### Dataset rows
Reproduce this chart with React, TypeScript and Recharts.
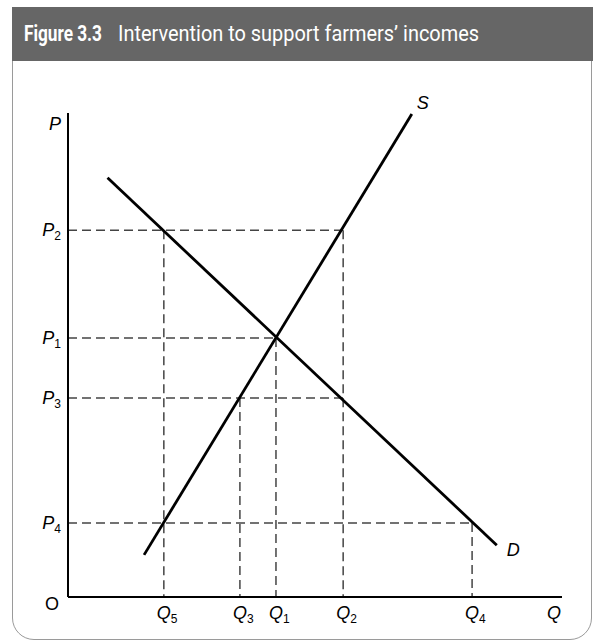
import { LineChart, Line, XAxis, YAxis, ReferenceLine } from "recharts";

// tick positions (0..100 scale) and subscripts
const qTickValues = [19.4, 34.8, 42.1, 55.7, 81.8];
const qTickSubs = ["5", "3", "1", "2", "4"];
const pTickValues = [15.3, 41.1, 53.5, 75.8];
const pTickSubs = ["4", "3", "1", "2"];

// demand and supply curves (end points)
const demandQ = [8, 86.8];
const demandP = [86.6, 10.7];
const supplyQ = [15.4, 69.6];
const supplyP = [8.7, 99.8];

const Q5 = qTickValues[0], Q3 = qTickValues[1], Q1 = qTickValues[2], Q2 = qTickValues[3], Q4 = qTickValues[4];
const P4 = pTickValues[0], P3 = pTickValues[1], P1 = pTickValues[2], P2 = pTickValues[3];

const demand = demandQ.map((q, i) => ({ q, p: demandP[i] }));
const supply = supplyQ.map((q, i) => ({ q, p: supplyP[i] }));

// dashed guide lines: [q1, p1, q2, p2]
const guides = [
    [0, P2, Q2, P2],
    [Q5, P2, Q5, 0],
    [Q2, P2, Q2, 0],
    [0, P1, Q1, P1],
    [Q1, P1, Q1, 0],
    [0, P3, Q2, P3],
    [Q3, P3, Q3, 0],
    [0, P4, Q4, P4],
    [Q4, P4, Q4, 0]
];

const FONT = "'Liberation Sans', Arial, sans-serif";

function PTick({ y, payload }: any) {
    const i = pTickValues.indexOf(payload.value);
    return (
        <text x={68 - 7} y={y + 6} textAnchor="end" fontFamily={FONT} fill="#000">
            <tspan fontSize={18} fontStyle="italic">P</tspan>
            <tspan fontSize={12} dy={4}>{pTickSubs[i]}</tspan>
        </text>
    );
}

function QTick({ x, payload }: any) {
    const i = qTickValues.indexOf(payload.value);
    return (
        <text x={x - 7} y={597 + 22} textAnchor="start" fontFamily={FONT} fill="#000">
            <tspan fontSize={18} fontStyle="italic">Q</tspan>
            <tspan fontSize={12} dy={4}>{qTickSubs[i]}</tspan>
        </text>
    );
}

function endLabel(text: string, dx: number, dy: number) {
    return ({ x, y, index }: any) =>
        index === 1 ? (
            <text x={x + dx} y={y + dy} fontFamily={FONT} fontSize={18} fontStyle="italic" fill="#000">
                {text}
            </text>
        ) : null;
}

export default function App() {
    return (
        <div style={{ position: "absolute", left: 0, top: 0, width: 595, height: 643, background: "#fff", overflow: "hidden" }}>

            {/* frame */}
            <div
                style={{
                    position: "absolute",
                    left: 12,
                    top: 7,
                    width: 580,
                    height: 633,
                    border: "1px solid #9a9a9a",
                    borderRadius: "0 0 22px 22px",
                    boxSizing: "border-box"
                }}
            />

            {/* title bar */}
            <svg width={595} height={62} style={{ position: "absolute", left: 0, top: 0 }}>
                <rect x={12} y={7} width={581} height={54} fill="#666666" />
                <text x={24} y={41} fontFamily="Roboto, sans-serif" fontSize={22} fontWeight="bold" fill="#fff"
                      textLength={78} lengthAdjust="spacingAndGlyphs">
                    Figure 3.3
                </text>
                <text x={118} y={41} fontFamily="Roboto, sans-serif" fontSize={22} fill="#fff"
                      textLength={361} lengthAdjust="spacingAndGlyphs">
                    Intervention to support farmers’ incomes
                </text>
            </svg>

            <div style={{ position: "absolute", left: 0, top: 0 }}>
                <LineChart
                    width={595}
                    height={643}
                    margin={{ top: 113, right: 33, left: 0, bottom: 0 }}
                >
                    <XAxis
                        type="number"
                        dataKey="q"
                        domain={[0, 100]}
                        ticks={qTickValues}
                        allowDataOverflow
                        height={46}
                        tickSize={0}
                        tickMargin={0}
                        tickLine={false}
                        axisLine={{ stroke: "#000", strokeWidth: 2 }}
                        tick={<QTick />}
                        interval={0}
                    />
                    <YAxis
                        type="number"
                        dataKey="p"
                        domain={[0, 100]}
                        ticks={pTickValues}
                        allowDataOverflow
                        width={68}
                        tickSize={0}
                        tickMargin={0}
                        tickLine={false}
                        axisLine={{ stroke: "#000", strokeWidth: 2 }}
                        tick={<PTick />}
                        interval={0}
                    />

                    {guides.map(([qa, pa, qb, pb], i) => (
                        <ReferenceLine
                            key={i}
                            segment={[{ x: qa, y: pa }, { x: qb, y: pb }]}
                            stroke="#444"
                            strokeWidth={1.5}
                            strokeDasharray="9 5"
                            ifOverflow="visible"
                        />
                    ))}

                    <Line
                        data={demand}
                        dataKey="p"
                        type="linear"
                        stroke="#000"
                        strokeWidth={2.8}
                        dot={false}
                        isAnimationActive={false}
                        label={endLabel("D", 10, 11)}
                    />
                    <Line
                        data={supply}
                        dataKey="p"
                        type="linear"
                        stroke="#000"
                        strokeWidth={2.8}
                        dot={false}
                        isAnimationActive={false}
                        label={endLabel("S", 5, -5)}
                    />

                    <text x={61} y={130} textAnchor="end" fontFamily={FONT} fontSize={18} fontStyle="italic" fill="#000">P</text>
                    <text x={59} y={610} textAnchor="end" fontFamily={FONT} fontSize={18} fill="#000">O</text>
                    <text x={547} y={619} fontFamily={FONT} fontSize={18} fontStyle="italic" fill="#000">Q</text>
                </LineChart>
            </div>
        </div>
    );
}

==

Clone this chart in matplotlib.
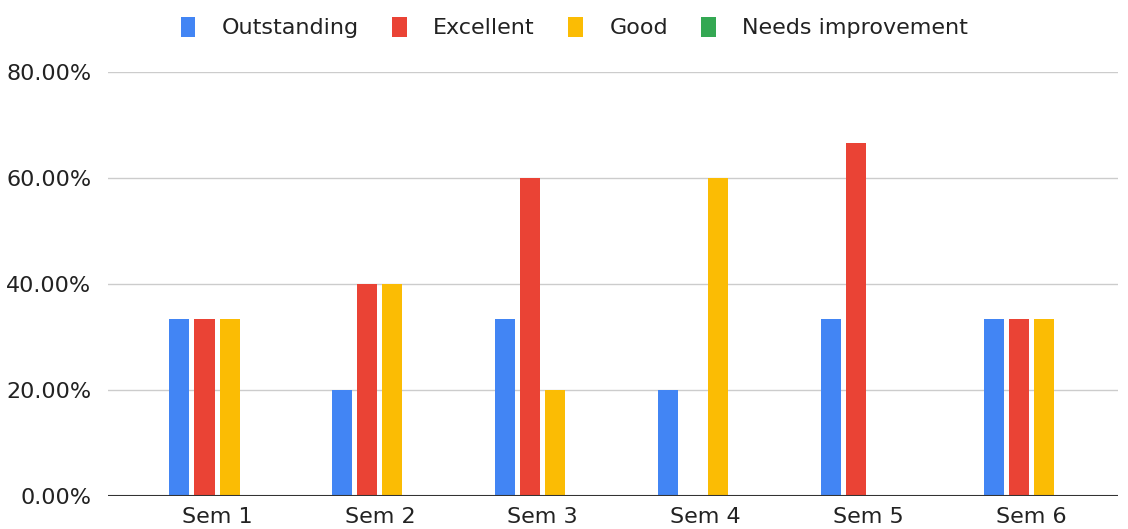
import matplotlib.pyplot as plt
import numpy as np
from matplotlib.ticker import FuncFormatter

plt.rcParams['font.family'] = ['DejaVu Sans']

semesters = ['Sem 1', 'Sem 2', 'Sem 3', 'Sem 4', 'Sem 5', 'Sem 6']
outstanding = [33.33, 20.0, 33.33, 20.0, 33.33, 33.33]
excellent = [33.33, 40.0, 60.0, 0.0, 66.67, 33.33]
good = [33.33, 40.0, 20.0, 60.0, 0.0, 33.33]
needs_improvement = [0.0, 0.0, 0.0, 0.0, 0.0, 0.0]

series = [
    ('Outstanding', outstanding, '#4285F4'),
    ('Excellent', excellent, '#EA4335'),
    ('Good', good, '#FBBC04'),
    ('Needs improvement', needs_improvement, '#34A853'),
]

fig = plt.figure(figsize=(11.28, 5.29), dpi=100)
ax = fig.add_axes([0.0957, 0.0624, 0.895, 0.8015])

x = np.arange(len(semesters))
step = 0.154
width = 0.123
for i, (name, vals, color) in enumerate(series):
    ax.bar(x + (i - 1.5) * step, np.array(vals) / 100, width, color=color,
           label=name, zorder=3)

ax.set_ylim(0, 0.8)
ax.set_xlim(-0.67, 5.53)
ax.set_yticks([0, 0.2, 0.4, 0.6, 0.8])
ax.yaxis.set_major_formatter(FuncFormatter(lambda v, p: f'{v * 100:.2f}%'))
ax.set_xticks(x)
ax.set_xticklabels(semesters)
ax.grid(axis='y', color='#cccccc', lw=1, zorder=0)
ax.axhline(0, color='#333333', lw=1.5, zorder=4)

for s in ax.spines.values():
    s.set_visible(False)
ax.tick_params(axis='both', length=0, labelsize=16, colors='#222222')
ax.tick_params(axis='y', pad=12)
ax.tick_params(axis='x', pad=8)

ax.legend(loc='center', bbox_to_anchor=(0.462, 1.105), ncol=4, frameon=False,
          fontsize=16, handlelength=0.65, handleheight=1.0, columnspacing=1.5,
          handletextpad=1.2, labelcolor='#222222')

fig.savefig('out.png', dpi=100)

==

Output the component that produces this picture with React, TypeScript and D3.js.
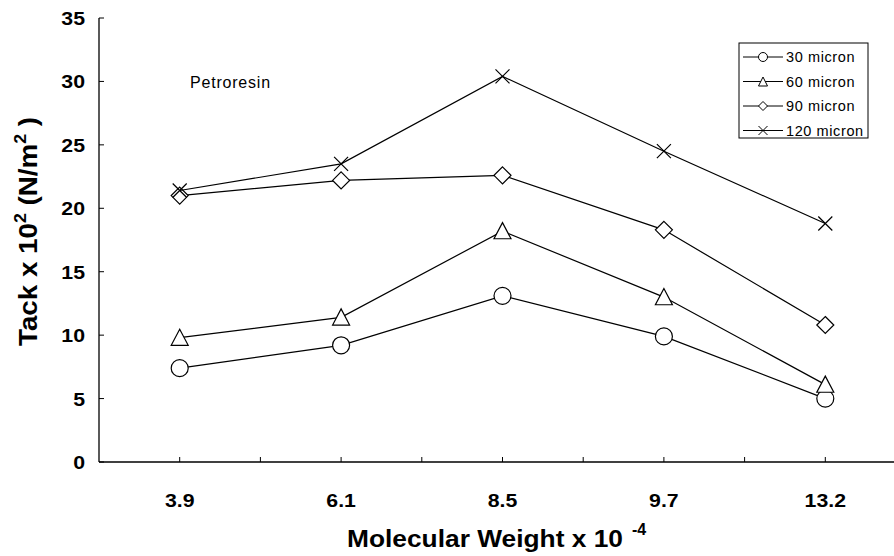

### Stated task
Exactly as they appear, write out the lines from the one containing "Clone this chart in matplotlib." down to the one containing "fig.savefig('out.png', dpi=100)", both included. Pictures are left out.

### Response to this task
Clone this chart in matplotlib.
import matplotlib.pyplot as plt
import numpy as np
from matplotlib.ticker import FuncFormatter

plt.rcParams['font.family'] = ['DejaVu Sans']

semesters = ['Sem 1', 'Sem 2', 'Sem 3', 'Sem 4', 'Sem 5', 'Sem 6']
outstanding = [33.33, 20.0, 33.33, 20.0, 33.33, 33.33]
excellent = [33.33, 40.0, 60.0, 0.0, 66.67, 33.33]
good = [33.33, 40.0, 20.0, 60.0, 0.0, 33.33]
needs_improvement = [0.0, 0.0, 0.0, 0.0, 0.0, 0.0]

series = [
    ('Outstanding', outstanding, '#4285F4'),
    ('Excellent', excellent, '#EA4335'),
    ('Good', good, '#FBBC04'),
    ('Needs improvement', needs_improvement, '#34A853'),
]

fig = plt.figure(figsize=(11.28, 5.29), dpi=100)
ax = fig.add_axes([0.0957, 0.0624, 0.895, 0.8015])

x = np.arange(len(semesters))
step = 0.154
width = 0.123
for i, (name, vals, color) in enumerate(series):
    ax.bar(x + (i - 1.5) * step, np.array(vals) / 100, width, color=color,
           label=name, zorder=3)

ax.set_ylim(0, 0.8)
ax.set_xlim(-0.67, 5.53)
ax.set_yticks([0, 0.2, 0.4, 0.6, 0.8])
ax.yaxis.set_major_formatter(FuncFormatter(lambda v, p: f'{v * 100:.2f}%'))
ax.set_xticks(x)
ax.set_xticklabels(semesters)
ax.grid(axis='y', color='#cccccc', lw=1, zorder=0)
ax.axhline(0, color='#333333', lw=1.5, zorder=4)

for s in ax.spines.values():
    s.set_visible(False)
ax.tick_params(axis='both', length=0, labelsize=16, colors='#222222')
ax.tick_params(axis='y', pad=12)
ax.tick_params(axis='x', pad=8)

ax.legend(loc='center', bbox_to_anchor=(0.462, 1.105), ncol=4, frameon=False,
          fontsize=16, handlelength=0.65, handleheight=1.0, columnspacing=1.5,
          handletextpad=1.2, labelcolor='#222222')

fig.savefig('out.png', dpi=100)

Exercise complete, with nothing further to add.